If my postgresql-fu isn’t broken, this add per join, so it’s very tricky to get right. Discourse does a lot of joins and ain’t afraid to say let it go to Active Record when needed, so I really recommend you to stick to the recommended values for your ram amount.


(Jeff Atwood) #17

This is correct however you may want to increase the number of Unicorn workers a bit with more memory.


(ljpp) #18

It does not look very promising. We have again reached 60% CPU loads today, even with the upgraded 4GB RAM. The disk IO graph has calmed down a bit though. I’m going to be in trouble when the playoffs begin…:scream:


(ljpp) #19

How does the number of unicorns impact the CPU load?

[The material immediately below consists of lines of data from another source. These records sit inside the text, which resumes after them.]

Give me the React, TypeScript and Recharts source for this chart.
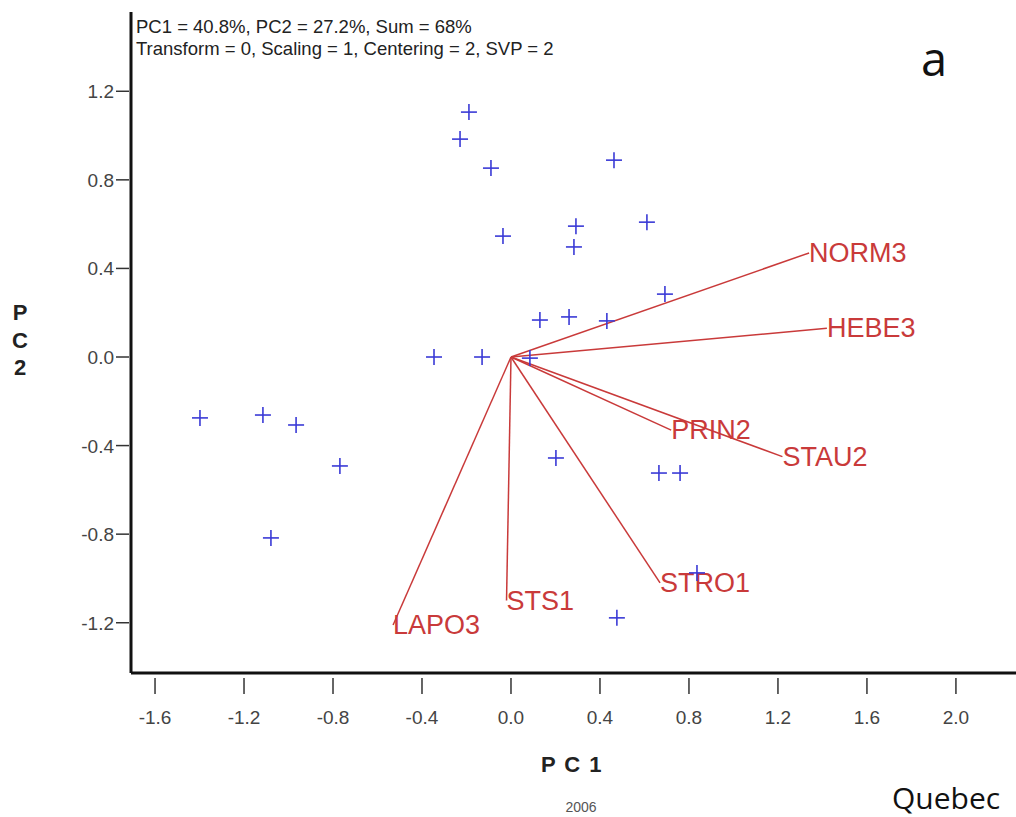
import React from 'react';
import { ScatterChart, Scatter, XAxis, YAxis } from 'recharts';

// Observation scores (PC1, PC2)
const obsX = [-0.189, -0.229, -0.09, 0.463, -0.036, 0.292, 0.283, 0.611, 0.692, 0.13, 0.261, 0.431, -0.346, -0.13, 0.085, -1.398, -1.115, -0.966, -0.769, -1.079, 0.202, 0.665, 0.76, 0.836, 0.476];
const obsY = [1.106, 0.984, 0.853, 0.889, 0.546, 0.591, 0.497, 0.609, 0.284, 0.167, 0.181, 0.163, 0.0, 0.0, -0.005, -0.275, -0.262, -0.307, -0.492, -0.817, -0.456, -0.524, -0.524, -0.975, -1.178];

// Variable loadings (vector end points)
const varNames = ['NORM3', 'HEBE3', 'PRIN2', 'STAU2', 'STRO1', 'STS1', 'LAPO3'];
const varX = [1.34, 1.42, 0.72, 1.22, 0.67, -0.02, -0.53];
const varY = [0.47, 0.13, -0.33, -0.45, -1.02, -1.1, -1.21];

const xTicks = [-1.6, -1.2, -0.8, -0.4, 0.0, 0.4, 0.8, 1.2, 1.6, 2.0];
const yTicks = [-1.2, -0.8, -0.4, 0.0, 0.4, 0.8, 1.2];

const X_DOMAIN: [number, number] = [-1.708, 2.27];
const Y_DOMAIN: [number, number] = [-1.427, 1.558];

const obsData = obsX.map((x, i) => ({ x, y: obsY[i] }));
const vectorData = varNames.map((name, i) => [
  { x: 0, y: 0, name: '' },
  { x: varX[i], y: varY[i], name },
]);

const FONT = '"Liberation Sans", Arial, sans-serif';
const RED = '#c93a3a';
const BLUE = '#3a3ad6';

const PlusShape = (props: any) => {
  const { cx, cy } = props;
  if (cx == null || cy == null) return <g />;
  return (
    <g>
      <line x1={cx - 8} x2={cx + 8} y1={cy} y2={cy} stroke={BLUE} strokeWidth={1.6} />
      <line x1={cx} x2={cx} y1={cy - 8} y2={cy + 8} stroke={BLUE} strokeWidth={1.6} />
    </g>
  );
};

const VarEnd = (props: any) => {
  const { cx, cy, payload } = props;
  if (!payload || !payload.name) return <g />;
  return (
    <text x={cx} y={cy + 9} fontSize={27} fill={RED} fontFamily={FONT}>
      {payload.name}
    </text>
  );
};

const XTick = (props: any) => {
  const { x, y, payload } = props;
  return (
    <g>
      <line x1={x} x2={x} y1={y + 5} y2={y + 21} stroke="#333" strokeWidth={1.5} />
      <text x={x} y={y + 51} textAnchor="middle" fontSize={19} fill="#444" fontFamily={FONT}>
        {Number(payload.value).toFixed(1)}
      </text>
    </g>
  );
};

const YTick = (props: any) => {
  const { x, y, payload } = props;
  return (
    <g>
      <line x1={x - 15} x2={x - 2} y1={y} y2={y} stroke="#333" strokeWidth={1.5} />
      <text x={x - 17} y={y + 7} textAnchor="end" fontSize={19} fill="#444" fontFamily={FONT}>
        {Number(payload.value).toFixed(1)}
      </text>
    </g>
  );
};

const abs = (s: React.CSSProperties): React.CSSProperties => ({ position: 'absolute', margin: 0, whiteSpace: 'nowrap', ...s });

export default function App() {
  return (
    <div style={{ position: 'absolute', left: 0, top: 0, width: 1016, height: 817, overflow: 'hidden', background: '#fff' }}>
      <ScatterChart width={1016} height={817} margin={{ top: 12, right: 0, bottom: 0, left: 0 }}>
        <XAxis
          type="number"
          dataKey="x"
          domain={X_DOMAIN}
          ticks={xTicks}
          allowDataOverflow
          height={144}
          tickSize={0}
          tickMargin={0}
          tickLine={false}
          tick={<XTick />}
          axisLine={{ stroke: '#111', strokeWidth: 3 }}
          interval={0}
        />
        <XAxis
          xAxisId="top"
          orientation="top"
          type="number"
          dataKey="x"
          domain={X_DOMAIN}
          allowDataOverflow
          height={0}
          tick={false}
          tickLine={false}
          axisLine={{ stroke: '#111', strokeWidth: 3 }}
        />
        <YAxis
          type="number"
          dataKey="y"
          domain={Y_DOMAIN}
          ticks={yTicks}
          allowDataOverflow
          width={131}
          tickSize={0}
          tickMargin={0}
          tickLine={false}
          tick={<YTick />}
          axisLine={{ stroke: '#111', strokeWidth: 3 }}
          interval={0}
        />
        {vectorData.map((d, i) => (
          <Scatter
            key={varNames[i]}
            data={d}
            line={{ stroke: RED, strokeWidth: 1.5 }}
            shape={<VarEnd />}
            isAnimationActive={false}
          />
        ))}
        <Scatter data={obsData} shape={<PlusShape />} isAnimationActive={false} />
      </ScatterChart>

      <div style={abs({ left: 136, top: 16, fontFamily: FONT, fontSize: 18.5, lineHeight: '22px', color: '#222' })}>
        PC1 = 40.8%, PC2 = 27.2%, Sum = 68%
        <br />
        Transform = 0, Scaling = 1, Centering = 2, SVP = 2
      </div>
      <div style={abs({ left: 921, top: 28, fontFamily: '"Open Sans", sans-serif', fontSize: 47, lineHeight: '60px', color: '#111' })}>a</div>
      <div style={abs({ left: 522, top: 750, width: 100, textAlign: 'center', fontFamily: FONT, fontWeight: 'bold', fontSize: 22, letterSpacing: 1.5, lineHeight: '30px', color: '#222' })}>P C 1</div>
      <div style={abs({ left: 551, top: 798, width: 60, textAlign: 'center', fontFamily: FONT, fontSize: 14, lineHeight: '18px', color: '#555' })}>2006</div>
      <div style={abs({ left: 0, top: 299, width: 40, textAlign: 'center', fontFamily: FONT, fontWeight: 'bold', fontSize: 22, lineHeight: '27.5px', color: '#222', whiteSpace: 'normal' })}>
        P<br />C<br />2
      </div>
      <div style={abs({ left: 892, top: 778, fontFamily: '"Open Sans", sans-serif', fontSize: 30, lineHeight: '40px', color: '#111' })}>Quebec</div>
    </div>
  );
}
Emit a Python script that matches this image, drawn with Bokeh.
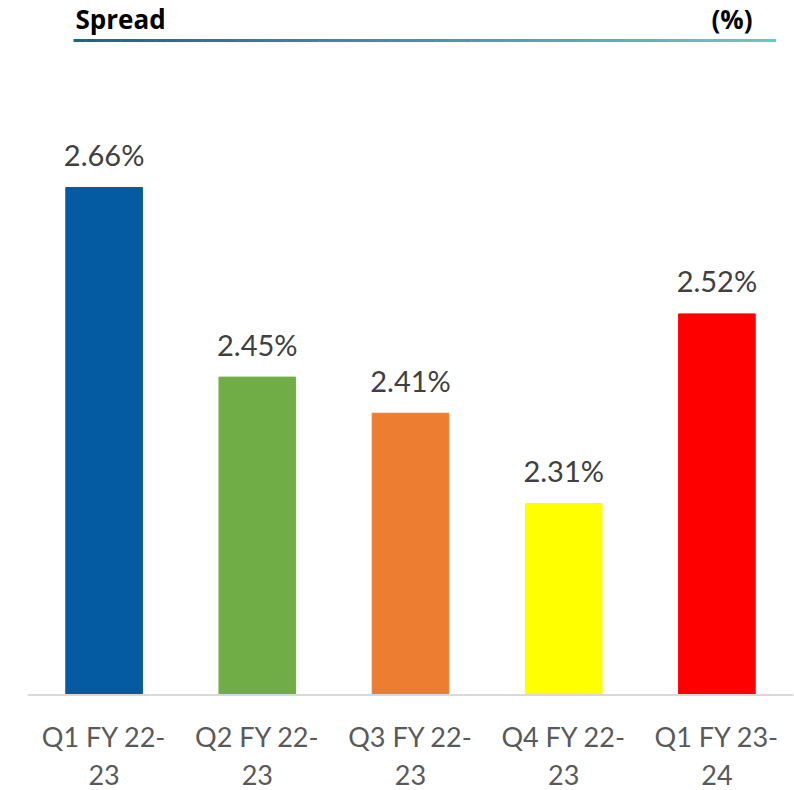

Currently I have the default value 3.


(Matt Palmer) #20

With the data you’ve provided, my recommendation would be to get more data. Install some sort of periodic stats-gathering software (hell, install sysstat and edit the crontab to run every minute; that’ll collect good enough stats). Then you can see all sorts of things, like whether CPU usage really is what’s causing you problems, or if you’re actually swapping, or what else is going on.

Meh, for that money I’d get a dedicated server from Hetzner… 16GB RAM, i7-2600, 2x3TB HDDs for 31 euro (at the moment, via server-bidding). Not a VPS, so there’s no chance of contention causing you problems, and quite frankly when you max out that box, you’ll have enough traffic to justify having someone to manage it for you.